McCarron will be a starting quarterback in an NFL playoff game this weekend, as Andy Dalton’s throwing thumb remains broken. And Alabama could have an NFL prospect playing quarterback in Monday night’s College Football Playoff championship against No. 1 Clemson. Coker graduated from Florida State while playing behind E.J. Manuel and Winston before transferring to Alabama, where he spent a year as Blake Sims’s backup before becoming a fifth-year senior and first-year starter.

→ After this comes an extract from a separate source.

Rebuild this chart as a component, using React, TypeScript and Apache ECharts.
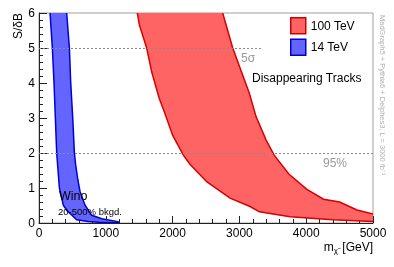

Coker moved along steadily this season while Henry carried the ball 359 times, averaging 198 passing yards per game. Then he captivated in the playoff semifinal in the Cotton Bowl with 25 completions in 30 attempts for 286 yards, two touchdowns and zero interceptions. It had Kiffin reminding that Coker is just starting out and needed time, and it had Saban fielding the rational question of whether the output surprised him. Said Saban: “I wasn’t surprised at all.”
Come Monday night, Coker will finish up, exult in confetti snowfall if the oddsmakers have it right and move along.
“In a lot of ways, I think as an NFL prospect, you just wish he had another year there,” Campbell said. “He was consistent with how he finished up the season. I think that Coker has grown from week to week. You can see he’s playing with more confidence, looks more comfortable, has developed a better rapport with his receivers.”
Of the NFL, Campbell said, “I think Coker has the potential to be a late-round pick because he does have good size [6 feet 5, 232 pounds]. He has a strong arm. He can make the NFL throws. So I think there’s the potential to be a late-round pick, but with only being a one-year player, he doesn’t have a big body of work, so I don’t see him going in the early rounds. If he isn’t a late-round pick, he’ll be an undrafted free agent. He’ll be in an NFL camp next year for sure.”
Rutledge called Coker’s Cotton Bowl “awesome” and said, “Number one, he’s a tough guy. I love that. You give me a quarterback who’s tough, I’ve got a chance. If he gets in the right camp . . .”
If he gets in the right camp, he might get a chance at a different game.